SKETCH: Doubling Down on the Digital Fiasco mdi-fullscreen

The big BBC software project has gone up in pyre of bytes.

They’ve written off £98m as totally worthless work – and there may be another £80m behind that. One question remains of interest to the Public Accounts Committee – who’s going to carry the can?

The answer to that has an even larger question: how do we control these very large public service bodies? They pay each other little miracles of money in salaries, expenses, bonuses and pensions, and when their projects collapse they talk about learning lessons and the journey they’ve been on.

They have realised that if they “say sorry”, there’s nothing further that can be done to them. Now they are all starting to construct painfree apologies. You can tell there’s no real repentance – there’s no contrition – and therefore no real change in behaviour.

But leave the theology to one side.

Over £2m a year in salaries sat in front of the PAC this afternoon. License payers will probably give them a further £20m in today’s money before they die.

A heckle: “Let’s not have them paying tax at the 50p rate, let’s halve their salaries!”

The previous technology chief has been named as the guilty man, so he put in a bid to pass the parcel. No one held it and the music never really stopped.

When Anthony Fry, the ex-Trustee said he took full responsibility for it all, he also said, “What more can I say?”

“I RESIGN!” was the dominant heckle. But of course it was a Tony Blair apology. “I take full responsibility so shut up.”

The Chief Financial Officer (£337,000pa) was jiggered if she was going to admit that a certain set of names on the Report were all either from Finance or Technology. The accusation was that no one wanted this vanity techno-project except geeks – for the purposes of this hearing, people who didn’t make programmes. No, no, on the contrary, Mrs £337,000 said, they were all fully involved, the business people who would use the system.

So why weren’t their names on the Report? She said they were fully involved. So why weren’t their names on the report? They were fully involved. So why weren’t – they were f- WHY W-THEY WERE! Oh, all right all RIGHT! She admitted their names weren’t on the report. (But they were fully involved.)

It was like drawing teeth and the only time I’ve enjoyed the experience.

So, fully involved, or fully informed or fully reported – whatever the £2m at the witness table said, we only had their word for it – this was Stewart Jackson’s slur. Unrebutted but a slur in the modern parlance, being a criticism.
So many important things were decided or passed around in a sofa government way. Pay-offs worth hundreds of thousands were agreed by word of mouth. Legal advice was given orally, without record or minutes.

In addition, the ex-Director General Mark Thompson was accused broadly and narrowly of misleading the committee. He defended himself. But Mr £680,000 is not a reliable witness (see his Savile story earlier today) so his defence will remain in the transcript.

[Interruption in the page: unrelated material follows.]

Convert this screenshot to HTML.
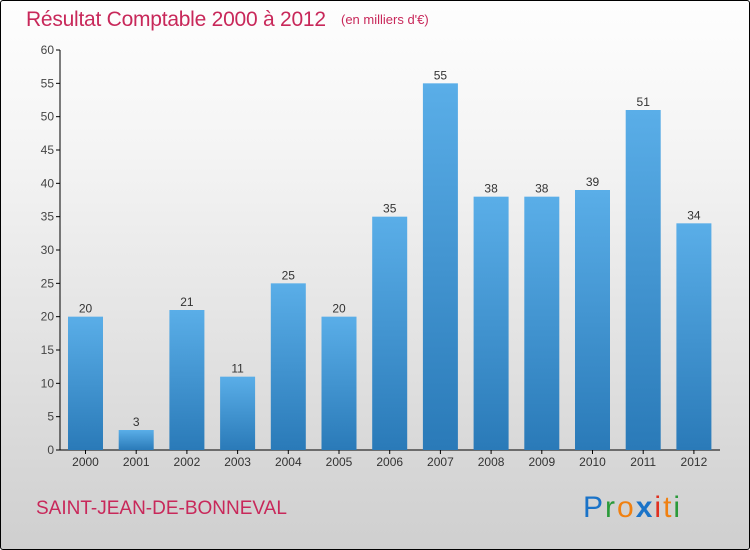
<!DOCTYPE html>
<html><head><meta charset="utf-8"><style>
html,body{margin:0;padding:0}
body{width:750px;height:550px;overflow:hidden;font-family:"Liberation Sans",sans-serif}
#frame{position:absolute;left:0;top:0;width:748px;height:548px;border:1px solid #000;border-radius:3px;background:linear-gradient(#fefefe,#f3f3f3 30%,#cfcfcf)}
</style></head><body>
<div id="frame">
<svg width="750" height="550" style="position:absolute;left:-1px;top:-1px">
<defs><linearGradient id="bg" x1="0" y1="0" x2="0" y2="1"><stop offset="0" stop-color="#5aaee8"/><stop offset="1" stop-color="#2a7ab8"/></linearGradient></defs>
<text x="26" y="26" font-size="21" fill="#c8285a" textLength="300">Résultat Comptable 2000 à 2012</text>
<text x="341" y="24" font-size="13" fill="#c8285a">(en milliers d'€)</text>
<g id="axes"></g><g id="bars"></g>
<text x="36" y="514" font-size="19" fill="#c8285a">SAINT-JEAN-DE-BONNEVAL</text>
<text x="583" y="517" font-size="30" letter-spacing="2" font-family="Liberation Sans"><tspan fill="#1a73c8">P</tspan><tspan fill="#2a9a3a">r</tspan><tspan fill="#f08010">o</tspan><tspan fill="#1a73c8" font-weight="bold">x</tspan><tspan fill="#e03020">i</tspan><tspan fill="#f08010">t</tspan><tspan fill="#2a9a3a">i</tspan></text>
</svg></div>
<script>
const categories=["2000","2001","2002","2003","2004","2005","2006","2007","2008","2009","2010","2011","2012"];
const values=[20,3,21,11,25,20,35,55,38,38,39,51,34];
const yTicks=[0,5,10,15,20,25,30,35,40,45,50,55,60];
const NS="http://www.w3.org/2000/svg";
const y=v=>450-v*400/60;
const x=i=>85.5+i*50.7;
function mk(tag,attrs,parent){const e=document.createElementNS(NS,tag);for(const k in attrs)e.setAttribute(k,attrs[k]);parent.appendChild(e);return e;}
const ax=document.getElementById('axes'),bg=document.getElementById('bars');
let l=mk('line',{x1:60,y1:50,x2:60,y2:450,stroke:'#000'},ax);


l=mk('line',{x1:60,y1:450,x2:720,y2:450,stroke:'#000'},ax);


yTicks.forEach(t=>{
 mk('line',{x1:56,y1:y(t),x2:60,y2:y(t),stroke:'#000'},ax);
 const tx=mk('text',{x:54,y:y(t)+4,'font-size':12,fill:'#444','text-anchor':'end'},ax);tx.textContent=t;
 
 
});
categories.forEach((c,i)=>{
 const r=mk('rect',{x:x(i)-17.5,y:y(values[i]),width:35,height:450-y(values[i]),fill:'url(#bg)'},bg);
 
 
 const v=mk('text',{x:x(i),y:y(values[i])-4,'font-size':12,fill:'#333','text-anchor':'middle'},bg);v.textContent=values[i];
 
 
 mk('line',{x1:x(i),y1:450,x2:x(i),y2:454,stroke:'#000'},ax);
 const t=mk('text',{x:x(i),y:466,'font-size':12,fill:'#333','text-anchor':'middle'},ax);t.textContent=c;
 
 
});
</script>
</body></html>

He said he had a nose for “business obstinacy”. He could “smell it”.

A good nose may have been worth the £680,000 a year he had himself paid – but he, the man in charge, got nowhere near the underlying rot of the software project.

He took what he was told, the Trust took what they were told, the Chief Operating Office (£328,000) got her dates muddled up, felt there’d been so many reviews, she wanted just to get on, so she took what she was told. A sidebar – she’s in ballet administration now.

Mrs £337 was too optimistic about her transformational abilities (that’s her “saying sorry”). And the Trustee (“full responsibility”) said that of course more should have been done sooner – in hindsight, in retrospect – but no system of governance would have done any better.

The BBC has done well recently with the Olympics, and their move. And iPlayer apparently is a great achievement (though I’m not sure I couldn’t have done that myself with a year of Imperial College computer scientists armed only with a set of Allen keys).

But these big public services are well worth a new sort of scrutiny. They are an estate within the state. The fifth estate, perhaps. All the other estates have had a jolly good kicking in the last 10 years and now – without wanting to sound vindictive – it’s their turn.